Community//

Three Layoffs, One Furlough

How my career failures forced me to prioritize my mental health

Photo by Christopher Campbell on Unsplash
Photo by Christopher Campbell on Unsplash

When I turned 27, I had reached the peak of my career as a fashion designer. My resume shined with the names of Coach, Marc Jacobs, Tory Burch, and Tommy Hilfiger. My profound moments were not from walking through the doors of these fashion empires — it was from being forced out of them.

My first layoff was at 23. The second at 24. The third at 27.

By the time I reached the third lay off, I had become a master artist at painting myself a victim of a tumultuous industry. My negative self-talk nurtured a belief system that I was worthless without a successful career. I was a walking storm cloud of envy towards co-workers that appeared to have a smooth sailing climb up the ladder.

I was a prime millennial example of the effects of society grooming a generation to attach their self-worth to their career. As a child, I was frequently asked what I wanted to be when I grew up, rather than what makes me happy. When I entered the workforce, I stopped at nothing to break the glass ceiling, believing the money would flow, followed by happiness.

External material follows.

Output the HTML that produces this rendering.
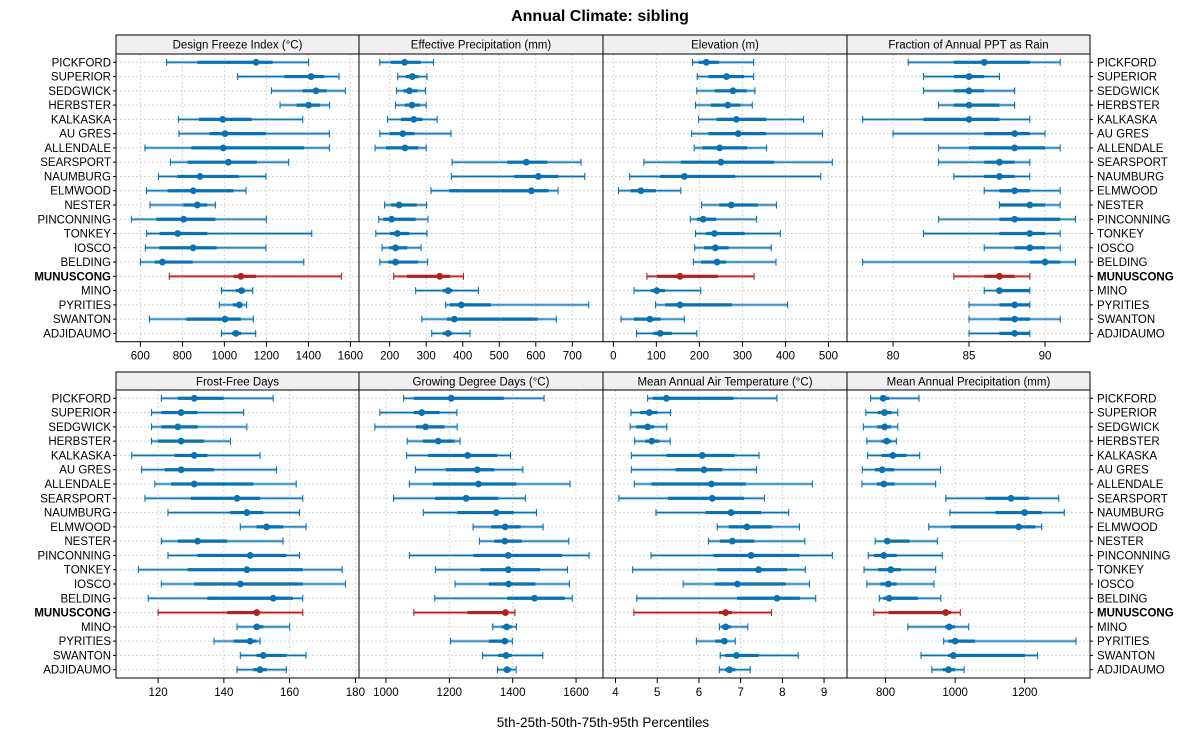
<!DOCTYPE html>
<html><head><meta charset="utf-8"><title>Annual Climate: sibling</title>
<style>
html,body{margin:0;padding:0;background:#fff;}
svg{display:block;font-family:"Liberation Sans",sans-serif;}
</style></head>
<body>
<svg id="chart" width="1200" height="750" viewBox="0 0 1200 750">
<text x="600" y="21" text-anchor="middle" font-size="16" font-weight="bold">Annual Climate: sibling</text>
<text x="603" y="727" text-anchor="middle" font-size="13.5">5th-25th-50th-75th-95th Percentiles</text>
</svg>
<script>
const sites = ["PICKFORD","SUPERIOR","SEDGWICK","HERBSTER","KALKASKA","AU GRES","ALLENDALE","SEARSPORT","NAUMBURG","ELMWOOD","NESTER","PINCONNING","TONKEY","IOSCO","BELDING","MUNUSCONG","MINO","PYRITIES","SWANTON","ADJIDAUMO"];
const highlightSite = "MUNUSCONG";
const panelTitles = ["Design Freeze Index (\u00B0C)","Effective Precipitation (mm)","Elevation (m)","Fraction of Annual PPT as Rain","Frost-Free Days","Growing Degree Days (\u00B0C)","Mean Annual Air Temperature (\u00B0C)","Mean Annual Precipitation (mm)"];
const ticksDFI = [600,800,1000,1200,1400,1600];
const ticksEP = [200,300,400,500,600,700];
const ticksElev = [0,100,200,300,400,500];
const ticksRain = [80,85,90];
const ticksFFD = [120,140,160,180];
const ticksGDD = [1000,1200,1400,1600];
const ticksMAAT = [4,5,6,7,8,9];
const ticksMAP = [800,1000,1200];
// percentiles per site: [p5,p25,p50,p75,p95]
const valuesDFI = [[725,871,1151,1230,1401],[1063,1286,1413,1475,1546],[1224,1373,1436,1487,1576],[1265,1344,1401,1455,1501],[781,879,992,1130,1373],[784,929,1003,1197,1500],[622,843,995,1379,1500],[743,825,1019,1155,1306],[686,776,884,1068,1198],[629,730,852,1043,1103],[646,805,871,919,957],[557,676,806,957,1200],[630,692,778,919,1416],[624,690,851,963,1198],[600,668,705,849,1378],[738,1043,1079,1151,1557],[986,1055,1082,1098,1135],[976,1040,1071,1087,1106],[643,819,1003,1078,1138],[986,1036,1055,1079,1149]];
const valuesEP = [[173,203,241,285,320],[222,244,262,279,302],[219,237,254,276,298],[216,242,261,283,300],[194,231,266,290,330],[173,200,236,268,368],[160,190,242,278,300],[371,522,574,632,724],[369,541,607,662,734],[313,363,588,635,661],[186,204,226,274,301],[170,182,205,271,305],[162,201,221,254,302],[179,199,216,248,286],[173,196,216,277,304],[211,247,337,365,402],[271,346,360,372,443],[353,365,396,477,745],[288,357,377,605,656],[315,346,360,371,420]];
const valuesElev = [[184,198,216,246,326],[195,221,263,304,326],[194,235,278,310,329],[191,227,266,295,323],[198,240,286,355,442],[182,221,290,355,486],[188,207,247,311,356],[71,157,250,373,509],[38,109,165,283,482],[12,40,64,99,157],[205,246,274,336,379],[179,194,209,239,333],[191,216,235,305,388],[189,211,237,268,367],[186,204,241,262,378],[78,101,155,243,327],[48,87,101,120,203],[98,121,155,276,405],[18,48,85,110,165],[54,93,109,136,194]];
const valuesRain = [[81,84,86,89,91],[82,84,85,86,87],[82,84,85,86,88],[83,84,85,87,88],[78,82,85,87,89],[80,86,88,89,90],[83,85,88,90,91],[83,86,87,88,89],[84,86,87,88,89],[86,87,88,89,91],[87,87,89,90,91],[83,87,88,91,92],[82,87,89,90,91],[86,88,89,90,91],[78,89,90,91,92],[84,86,87,88,89],[86,87,87,89,89],[85,87,88,89,89],[85,87,88,89,91],[85,87,88,89,89]];
const valuesFFD = [[121,126,131,140,155],[118,121,127,132,146],[118,121,126,132,147],[118,120,127,134,142],[112,125,131,135,151],[115,122,127,137,156],[119,124,131,149,162],[116,130,144,151,164],[123,142,147,152,163],[145,150,153,158,165],[121,126,132,141,158],[123,132,148,159,163],[114,129,147,164,176],[121,131,145,164,177],[117,135,155,161,164],[120,141,150,151,164],[144,149,150,152,160],[137,143,148,150,151],[145,150,152,159,165],[144,149,151,153,159]];
const valuesGDD = [[1056,1088,1206,1372,1499],[981,1088,1113,1169,1224],[965,1095,1125,1185,1225],[1067,1117,1165,1216,1234],[1065,1133,1258,1351,1393],[1093,1189,1288,1342,1432],[1074,1148,1292,1411,1581],[1024,1155,1253,1355,1440],[1118,1225,1348,1403,1475],[1275,1332,1376,1425,1496],[1295,1342,1375,1429,1577],[1074,1276,1386,1555,1641],[1156,1298,1386,1486,1573],[1218,1325,1387,1472,1579],[1154,1383,1469,1564,1588],[1088,1257,1377,1386,1407],[1337,1365,1381,1397,1412],[1204,1325,1375,1386,1399],[1305,1355,1379,1397,1495],[1352,1371,1382,1395,1411]];
const valuesMAAT = [[4.77,4.89,5.22,6.83,7.87],[4.37,4.59,4.81,5.00,5.32],[4.35,4.50,4.77,4.93,5.23],[4.46,4.71,4.87,5.05,5.31],[4.38,5.22,6.08,6.85,7.44],[4.38,5.44,6.12,6.56,7.38],[4.45,4.86,6.30,7.12,8.72],[4.08,5.26,6.32,7.08,7.57],[4.97,6.16,6.77,7.49,8.15],[6.44,6.72,7.15,7.75,8.41],[6.23,6.50,6.80,7.33,8.54],[4.85,6.35,7.25,8.40,9.20],[4.41,6.44,7.43,8.11,8.55],[5.62,6.38,6.92,8.08,8.65],[4.51,6.92,7.87,8.42,8.80],[4.44,6.48,6.64,6.79,7.74],[6.49,6.54,6.64,6.76,7.17],[5.94,6.39,6.61,6.68,6.87],[6.51,6.63,6.90,7.43,8.38],[6.49,6.63,6.73,6.87,7.23]];
const valuesMAP = [[757,784,793,811,896],[743,778,797,817,835],[736,776,797,816,835],[746,788,803,816,831],[748,789,821,860,898],[733,769,790,825,958],[732,775,795,826,944],[973,1087,1161,1213,1298],[985,1116,1200,1249,1314],[924,988,1183,1230,1249],[770,796,805,869,949],[750,767,795,832,963],[738,779,815,844,944],[746,785,808,832,939],[782,794,810,893,959],[766,809,973,988,1015],[864,971,983,1000,1039],[967,981,1000,1057,1348],[902,980,995,1201,1237],[933,965,981,1000,1026]];

const NS = "http://www.w3.org/2000/svg";
const svg = document.getElementById("chart");
function mk(tag, attrs, parent){
  const e = document.createElementNS(NS, tag);
  for (const k in attrs) e.setAttribute(k, attrs[k]);
  (parent||svg).appendChild(e);
  return e;
}
const colX = [[116,359],[359,603],[603,847],[847,1090]];
const rowY = [{strip:[35,54],panel:[54,341.7]},{strip:[372,390],panel:[390,678]}];
const domains = [[484,1641],[116,784],[-24,543],[76.97,92.96],[107.2,181.1],[915,1685],[3.70,9.55],[689,1388]];
const allValues = [valuesDFI,valuesEP,valuesElev,valuesRain,valuesFFD,valuesGDD,valuesMAAT,valuesMAP];
const allTicks = [ticksDFI,ticksEP,ticksElev,ticksRain,ticksFFD,ticksGDD,ticksMAAT,ticksMAP];

for (let p=0;p<8;p++){
  const c = p%4, r = Math.floor(p/4);
  const [x0,x1] = colX[c]; const [y0,y1] = rowY[r].panel; const [s0,s1] = rowY[r].strip;
  const [d0,d1] = domains[p];
  const xs = v => x0 + (v-d0)/(d1-d0)*(x1-x0);
  const ys = i => y0 + 8.3 + i*((y1-y0-16.6)/19);
  const g = mk("g",{});
  
  
  // strip
  const st = mk("rect",{x:x0,y:s0,width:x1-x0,height:s1-s0,fill:"#f0f0f0",stroke:"#000","stroke-width":1},g);
  
  
  const stt = mk("text",{x:(x0+x1)/2,y:s0+13.5,"text-anchor":"middle","font-size":"11.5",fill:"#000"},g);
  stt.textContent = panelTitles[p];
  
  
  // grid
  for (let i=0;i<20;i++){
    const gl = mk("line",{x1:x0,x2:x1,y1:ys(i),y2:ys(i),stroke:"#c8c8c8","stroke-width":1,"stroke-dasharray":"1.5,2.5"},g);
    
    
  }
  allTicks[p].forEach(t=>{
    const x = xs(t);
    if (x>x0+1 && x<x1-1){
      const vl = mk("line",{x1:x,x2:x,y1:y0,y2:y1,stroke:"#c8c8c8","stroke-width":1,"stroke-dasharray":"1.5,2.5"},g);
      
      
    }
    const tk = mk("line",{x1:x,x2:x,y1:y1,y2:y1+5,stroke:"#000","stroke-width":1},g);
    
    
    const tl = mk("text",{x:x,y:y1+18,"text-anchor":"middle","font-size":"11.5",fill:"#000"},g);
    tl.textContent = String(t);
    
    
  });
  // series
  allValues[p].forEach((v,i)=>{
    const hl = sites[i]===highlightSite;
    const col = hl ? "#b22222" : "#0a72b0";
    const light = hl ? "#e3a0a0" : "#9cc8e3";
    const y = ys(i);
    const sg = mk("g",{},g);
    
    
    mk("line",{x1:xs(v[0]),x2:xs(v[4]),y1:y,y2:y,stroke:light,"stroke-width":3},sg);
    mk("line",{x1:xs(v[0]),x2:xs(v[4]),y1:y,y2:y,stroke:col,"stroke-width":1.1},sg);
    mk("line",{x1:xs(v[0]),x2:xs(v[0]),y1:y-3.5,y2:y+3.5,stroke:col,"stroke-width":1.1},sg);
    mk("line",{x1:xs(v[4]),x2:xs(v[4]),y1:y-3.5,y2:y+3.5,stroke:col,"stroke-width":1.1},sg);
    mk("line",{x1:xs(v[1]),x2:xs(v[3]),y1:y,y2:y,stroke:col,"stroke-width":3.2},sg);
    mk("circle",{cx:xs(v[2]),cy:y,r:3.4,fill:col},sg);
  });
  const bd = mk("rect",{x:x0,y:y0,width:x1-x0,height:y1-y0,fill:"none",stroke:"#000","stroke-width":1},g);
  
  
  // site labels
  if (c===0 || c===3){
    sites.forEach((s,i)=>{
      const t = mk("text",{x: c===0 ? x0-5 : x1+7, y: ys(i)+4, "text-anchor": c===0?"end":"start","font-size":"11.5",fill:"#000"},g);
      if (s===highlightSite) t.setAttribute("font-weight","bold");
      t.textContent = s;
      
      
      const tk = mk("line",{x1: c===0?x0-3:x1, x2: c===0?x0:x1+3, y1:ys(i), y2:ys(i), stroke:"#000"},g);
      
      
    });
  }
}
</script>
</body></html>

I was the perfect supply for companies recruiting eager blood out of college and exploiting them to work long treacherous hours for a salary equivalent to a Starbuck’s barista. I willingly handed my sense of self on a silver platter just to write a name on my resume. I accepted my low stakes place in the hierarchy of corporate America. What I couldn’t accept were the declining effects it had on my mental health.

I fell into a deep depression after repeated failures to hold a job. I was paralyzed in defeat and became too comfortable in letting the workforce dictate my value. I had been working towards this career since I was nineteen years old. Fashion was all I knew, and if my path was no longer following society’s script, I no longer had an identity.

My depression eventually drove me to intense suicidal ideations — leaving me no choice but to focus on my mental health. No dream job is worth taking your own life. With a combination of anti-depressants, Xanax, and therapy, I was able to shift my mindset from living like a victim to becoming the designer of my life.

Depression has increased at an alarming rate for millennials and will continue to escalate with the increasing number of unemployment. Our work culture rewards burnout and stigmatizes mental health. We shove down our self-worth and autonomy in order to fully please our employers. We feel indebted to them for providing us a life of stability when the truth is that reciprocity was a lie.

A few weeks ago, the universe granted me my fourth round of unemployment, through furlough. This pattern in my life was the gift that kept on giving. What was once an experience I labeled as sheer bad luck, now became the lesson I needed to learn. This lesson was to cultivate self-worth by taking the initiative to detach it from my career.

In this current state of survival, scarcity and fear have incited employers to dispose of their employees. When I think of the executives in companies who continue to maintain their full-time salaries, I readjust my mindset from contempt to curiosity.

These executives who remain financially unscathed by this pandemic have the privilege to return to normalcy when this is over. They are currently moving through this time with ease and will continue to plateau in their lives. There will be no change. No growth. No progression. Only a continued mindset of survival where they can tread precisely where they left off.


If you have been laid off or furloughed, first and foremost, this is a monumental setback where you should allow yourself to grieve. You owe it to yourself to cope through this chaos by removing the shame of feeling your feelings. The next order of business is to see this experience as evidence that you do not owe anyone anything. The only person you owe everything to is yourself.

“Ease is a greater threat to progress than hardship. So, keep moving, keep growing, keep learning.” — Denzel Washington

Through this hardship of facing unemployment, we now have the opportunity to evolve. Now is the time to lean into what makes you happy. Now is the time to remind yourself that you matter despite a job, a salary, or a title. Now is the time to redirect the love you had for your career to yourself.

It is the process of loving yourself where you start to build self-worth and when it is your time to lead, you will move forward with your courage on your sleeve to make this world a better place than it is now.